Most of us have go-to providers. People or companies we prefer to do business with. A favourite store, restaurant, taxi company, or advisor, for example. While different businesses will approach this in different ways, there is one thing on which most preferred providers will agree: An ongoing effort to surprise and delight is a big reason that customers keep coming back.
Committing to surprise and delight.
Surprising and delighting customers requires an overwhelming combination of responsiveness, creativity, curiosity, communication, and business acumen to break a buyer’s interest in taking his or her business elsewhere.
To work, it’s a commitment that must be firmly embedded in a business’s DNA. It takes planning and lot of hard work. And it takes a certain attitude… an attitude that starts at the top and cascades down to influence employees who regularly interact with buyers.
Attitude is everything.
Many businesses talk about the need for a can-do attitude. You would think that being responsive to a customer’s complaint, question or concern would be a no brainer. Sadly, many organizations seem to leave decisions around how to respond, how quickly to respond, and the outcome up to employees who feel overworked and underappreciated. And, in many cases, undertrained, under coached and under supervised.
Far from being surprised and delighted, the wrong attitude can leave customers looking for another provider. Here’s a case in point.
What do you mean replacement doesn’t mean replacement!

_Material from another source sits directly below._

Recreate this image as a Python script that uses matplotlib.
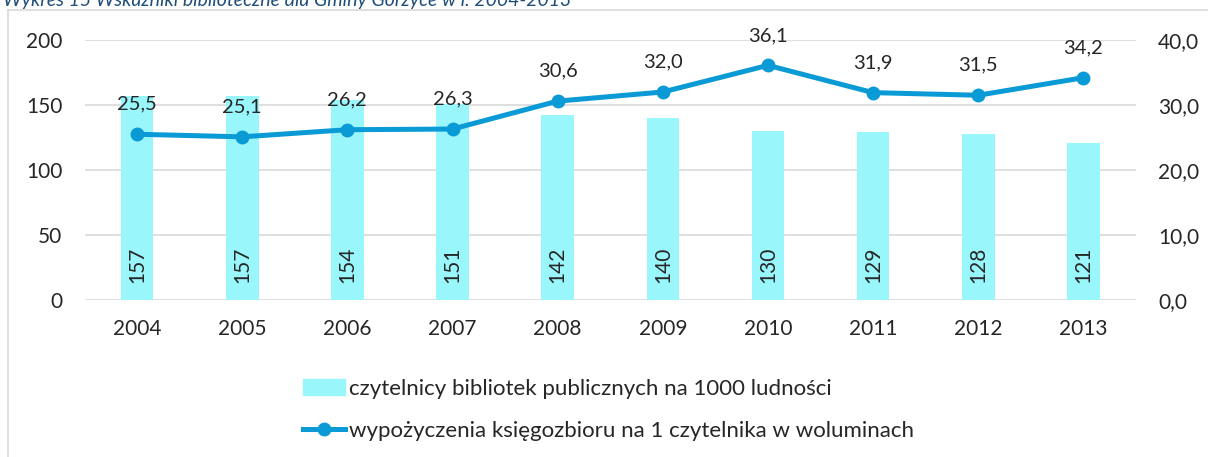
import matplotlib
matplotlib.use('Agg')
from matplotlib import pyplot as plt
from matplotlib.lines import Line2D
import numpy as np

plt.rcParams['font.family'] = ['Lato', 'DejaVu Sans']

years = ['2004', '2005', '2006', '2007', '2008', '2009', '2010', '2011', '2012', '2013']
readers = [157, 157, 154, 151, 142, 140, 130, 129, 128, 121]  # na 1000 ludnosci
loans = [25.5, 25.1, 26.2, 26.3, 30.6, 32.0, 36.1, 31.9, 31.5, 34.2]  # woluminy na 1 czytelnika

bar_col = '#99F6FA'
line_col = '#0A9AD6'
grid_col = '#D9D9D9'
txt_col = '#262626'

fig = plt.figure(figsize=(12.08, 4.57), dpi=100)
ax = fig.add_axes([84.5/1208, 1-300/457, (1136-84.5)/1208, 260/457])
ax2 = ax.twinx()

x = np.arange(len(years))
ax.bar(x, readers, width=0.31, color=bar_col, zorder=2)
for xi, v in zip(x, readers):
    ax.text(xi, 27, str(v), rotation=90, ha='center', va='center', fontsize=15, color=txt_col, zorder=5)

ax2.plot(x, loans, color=line_col, linewidth=3.6, marker='o', markersize=9, zorder=4)
for xi, v in zip(x, loans):
    ax2.text(xi, v + 3.3, ('%.1f' % v).replace('.', ','), ha='center', va='bottom', fontsize=14.5, color=txt_col)

ax.set_xlim(-0.5, len(years) - 0.5)
ax.set_ylim(0, 200)
ax2.set_ylim(0, 40)
ax.set_yticks([0, 50, 100, 150, 200])
ax2.set_yticks([0, 10, 20, 30, 40])
ax2.set_yticklabels([('%.1f' % t).replace('.', ',') for t in [0, 10, 20, 30, 40]])
ax.set_xticks(x)
ax.set_xticklabels(years)
ax.grid(axis='y', color=grid_col, linewidth=1.2, zorder=0)
ax.set_axisbelow(True)
for a in (ax, ax2):
    for s in a.spines.values():
        s.set_visible(False)
    a.tick_params(length=0, labelsize=15, colors=txt_col)
ax.tick_params(axis='y', pad=16)
ax2.tick_params(axis='y', pad=16)
ax.tick_params(axis='x', pad=14)
ax.set_zorder(ax2.get_zorder() - 1)
ax2.patch.set_visible(False)
ax.patch.set_visible(False)

handles = [plt.Rectangle((0, 0), 1, 1, color=bar_col),
           Line2D([0], [0], color=line_col, linewidth=3.6, marker='o', markersize=9)]
labels = ['czytelnicy bibliotek publicznych na 1000 ludności',
          'wypożyczenia księgozbioru na 1 czytelnika w woluminach']
fig.legend(handles, labels, loc='upper left', bbox_to_anchor=(283/1208, 1-359/457),
           frameon=False, fontsize=16, labelspacing=1.0, handlelength=1.9, handletextpad=0.15,
           labelcolor=txt_col)

# frame of the chart area
fig.add_artist(Line2D([8/1208, 1], [1-10/457, 1-10/457], color=grid_col, linewidth=1.2))
fig.add_artist(Line2D([8/1208, 8/1208], [0, 1-10/457], color=grid_col, linewidth=1.2))

# title, partly cut off at the top
fig.text(3/1208, 1-6/457, 'Wykres 15 Wskaźniki biblioteczne dla Gminy Gorzyce w l. 2004-2013',
         fontsize=14, style='italic', color='#1F4E79', va='baseline', ha='left')

fig.savefig('out.png', dpi=100)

A colleague purchased a printer at a local store. As printers are known to breakdown, he also purchased a one-year replacement guarantee. Shortly before the year was up, he discovered that the automatic feed wasn’t working. So, it was back to the store for a replacement.
Without getting into detail on what was said and to whom, my colleague discovered that his guarantee only covered the amount of the original selling price, not the cost of a new or replacement machine. Having purchased the original, on sale, for about $140, this meant spending an additional $190 to get his replacement. Ouch!
The dictionary defines replacement as “a person or thing that replaces another.” To my knowledge, no dictionary includes the caveat “along with an additional $190!” Being both confused and annoyed, my colleague asked to speak to the manager who, of course, repeated the store’s policy.
No argument with the policy.
The point is not that the store’s policy is wrong. The policy is the policy. The point is simply the way it was handled and the confusion that it created.
My colleague had no idea that the replacement guarantee was, in reality, more of a money-back guarantee. That wasn’t mentioned when he made the original purchase.
When his confusion was brought to the attention of store staff, he was treated like a wayward child who should know better. Talk about attitude! Had the clerk or manager been even a little sympathetic to my colleague’s situation, any unpleasantness and bad feelings could have been turned into something quite positive.
Without a doubt, this incident contained a healthy dose of surprise. Unfortunately, it’s wasn’t the kind this business was looking for.